東京の人

4月1日の金曜日、おれは東海道新幹線品川駅にいた。世はエイプリルフールなんだし、東京を離れて名古屋への切符が、嘘であって欲しいと強く願っていたと思う。
転勤を告げられた時は年度末だったからか、仕事の引き継ぎ等を含めあっという間の2,3週間だったような気がする。

ただ……時間を見つけては【おれの好みの暗くて友達いなさそうな女性さん】の事を職場の人間から聞いたり、古い社報を引っ張り出しては情報収集していた。その時、自分の頭の中に引っかかる事があったが、思い出せないぐらいだからたいした事ではないと理由付けていた。

新幹線なんて何度も乗っているのに、運動会や遠足前日の小学生のような、ドキドキ・ワクワクする気持ちだった事を今でも強く憶えている。

彼是と考えているうちに名古屋駅に着いた。人生2度目の名古屋だ。
一番最初は今の会社の面接の際に訪れた時だ。
そう…面接。やっと引っかかっていた出来事を思い出した。面接のときに案内してくれた"""あの"""女性、とりとめのない会話をし、何処から来たのか尋ねられた時、自分にとってはごく当たり前の返事だった東京に対して、目をキラキラ輝かせながら「東京の人なんですね!」と言っていた彼女が【おれの好みの暗くて友達いなさそうな女性さん】だったのだ。

27年東京に住んでいて、地方からこちらに来る人間を多く見てきた自分にとっては、あまりにも新鮮な言葉だったのだ。

幸いにも、会社に着いたその日も彼女が案内してくれたが、おそらくなにも当時の出来事を覚えていないだろう。ただ、あの日も当時と同じようなとりとめのない会話をなぞっていたが、同じ話に鬱陶しいやウンザリする自分はいなかった。
彼女の声が心地良く感じ、写真で見るよりずっと綺麗だったから。

趣味:おりがみ・ハイキング・似顔絵を描くこと

3月の半ばだったでしょうか、転勤を告げられました。行き先は名古屋…予感めいたものや前触れみたいなものもなく、突然の出来事に頭が真っ白になった事を鮮明に覚えています。
幸いにも大事にしている女性や親しい間柄の友人がいなかったので、別れの挨拶をする手間も省け、4月1日までその当時抱えていた仕事を片付けていました。

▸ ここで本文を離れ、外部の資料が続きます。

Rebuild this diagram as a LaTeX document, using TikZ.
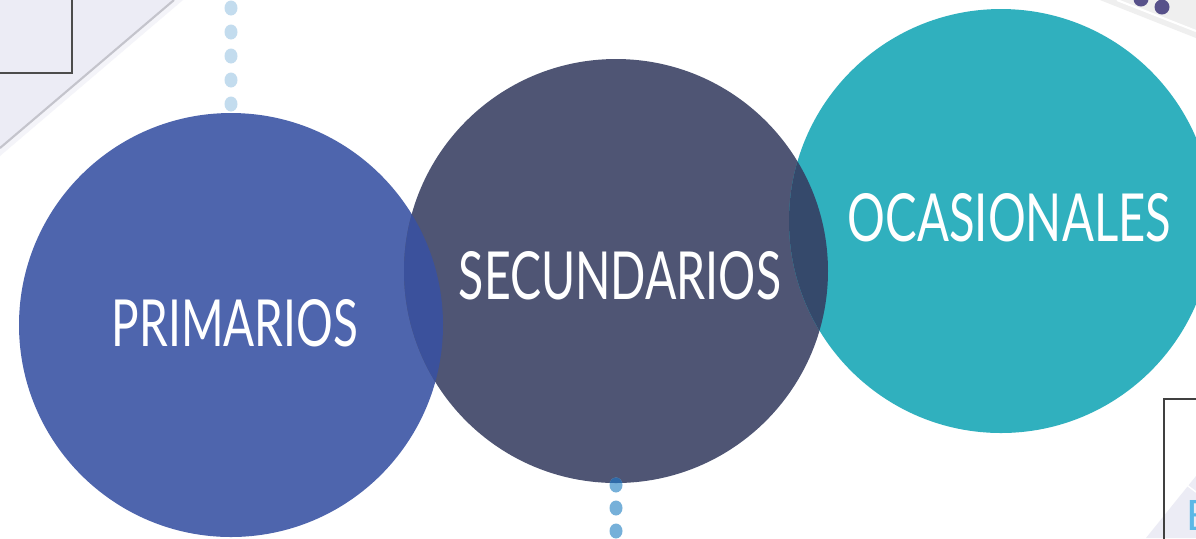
\documentclass[tikz,border=0pt]{standalone}
\usepackage{fontspec}
\setmainfont{Lato}
\usepackage{graphicx}

\definecolor{azulprim}{HTML}{4E65AD}
\definecolor{pizarra}{HTML}{4F5574}
\definecolor{turquesa}{HTML}{30B0BE}
\definecolor{lenteuno}{HTML}{3B519C}
\definecolor{lentedos}{HTML}{35496B}
\definecolor{celeste}{HTML}{C3DCEE}
\definecolor{azulpunto}{HTML}{76B0D9}
\definecolor{azulhondo}{HTML}{2F6AA8}
\definecolor{lavanda}{HTML}{ECECF5}
\definecolor{lavclaro}{HTML}{F4F4F9}
\definecolor{grislinea}{HTML}{C4C4CC}
\definecolor{grisclaro}{HTML}{EFEFEF}
\definecolor{morado}{HTML}{57518A}
\definecolor{azulE}{HTML}{5BB8E6}

\begin{document}
\begin{tikzpicture}[x=0.01cm, y=-0.01cm,
  texto/.style={text=white, inner sep=0pt}]

\useasboundingbox (0,0) rectangle (1196,538);
\clip (0,0) rectangle (1196,538);
\fill[white] (0,0) rectangle (1196,538);

% Banda arriba a la izquierda
\fill[lavanda] (0,0) -- (174,0) -- (0,148) -- cycle;
\fill[lavclaro] (174,0) -- (183,0) -- (0,156) -- (0,148) -- cycle;
\draw[grislinea, line width=0.6pt] (174,0) -- (0,148);

% Marco arriba a la izquierda
\filldraw[fill=lavanda, draw=black!70, line width=0.4pt] (-5,-5) rectangle (72,73);

% Banda arriba a la derecha
\fill[grisclaro] (1100,0) -- (1196,0) -- (1196,38) -- cycle;
\draw[white, line width=0.6pt] (1117,0) -- (1196,31);
\fill[morado] (1141,-1) circle (7.5) (1162,7) circle (7.5);

% Puntos de arriba
\foreach \y in {8,32,56,80,104}
  \fill[celeste] (231,\y) ellipse (6.5 and 7.5);

% Circulos
\fill[azulprim] (231,325) circle (212);
\fill[pizarra] (616,271) circle (212);
\fill[turquesa] (1001,221) circle (212);

% Intersecciones
\begin{scope}
  \clip (231,325) circle (212);
  \fill[lenteuno] (616,271) circle (212);
\end{scope}
\begin{scope}
  \clip (616,271) circle (212);
  \fill[lentedos] (1001,221) circle (212);
\end{scope}

% Puntos de abajo
\foreach \y in {485,508,531}
  \fill[azulpunto] (616,\y) ellipse (6.5 and 7.5);
\begin{scope}
  \clip (616,271) circle (212);
  \fill[azulhondo] (616,485) ellipse (6.5 and 7.5);
\end{scope}

% Marco abajo a la derecha
\fill[lavanda] (1196,476) -- (1196,538) -- (1146,538) -- cycle;
\draw[white, line width=0.4pt] (1167,470) -- (1196,492);
\draw[draw=black!75, line width=0.5pt] (1164,399) rectangle (1215,560);
\node[anchor=west, text=azulE, inner sep=0pt] (letraE) at (1186,515)
  {\resizebox{!}{0.3cm}{E}};

% Textos
\node[texto] (prim) at (235,323.5) {\resizebox{2.46cm}{0.47cm}{PRIMARIOS}};
\node[texto] (secu) at (620,276) {\resizebox{3.22cm}{0.48cm}{SECUNDARIOS}};
\node[texto] (ocas) at (1009.5,218) {\resizebox{3.23cm}{0.48cm}{OCASIONALES}};

\end{tikzpicture}
\end{document}
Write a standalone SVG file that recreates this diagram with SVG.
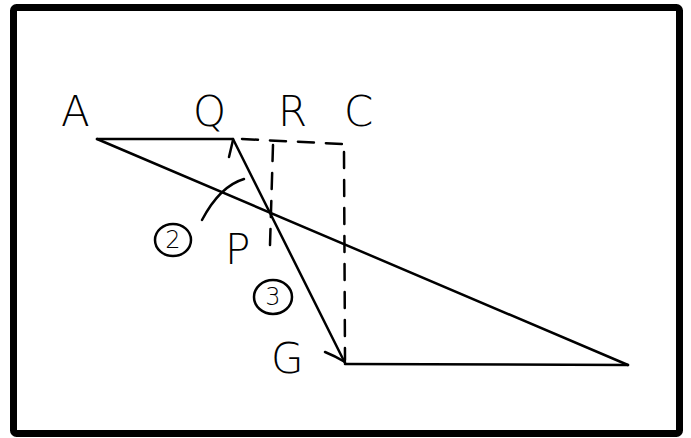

ある日、誰もいなくなった事務所でふと、「異動先の事務所にはどんな人がいるんだろう」という興味を持ち社報を引っ張り出してきました。""新入社員紹介""なるページに目を通し、女性の顔写真と所属をチェックしていきます。趣味にカフェ巡りだの音楽だのと…まぁつまらない単語が並ぶ中、辟易としていたところに現れた一文が「趣味:おりがみ・ハイキング・似顔絵を描くこと」でした。まるで此方を睨みつけるのかのようなぶすっとした彼女の表情に、写真映りが悪いのか、元々そういう顔をしているのか、その時の私にはわかりませんでしたが、なにか強烈に惹かれるものを感じ、久し振りに人間に関心を持ったのです。
「この子はどんな声をしているのだろうか。なにが好きなんだろう。どこで遊ぶんだろう。友達はいるのかな。あぁ……名古屋、ね。」

そうです、私がよく呟く「おれの好みの暗くて友達いなさそうな女性さん」は彼女の事です。

以上、順を追って更新していこうと考えているので今回はここまでです。では、また。

鉄は熱いうちに打て

最近創作意欲が湧いてきたので、『鉄は熱いうちに打て』ではないけれど、ブログを始めました。6年近くツイッターをやってみて140字以内におさまらない呟きたくても気恥ずかしく、でも文章に起こして聞いてみてほしい事や…まぁ他になんだろう。趣味の話でも出来たらいいかなと。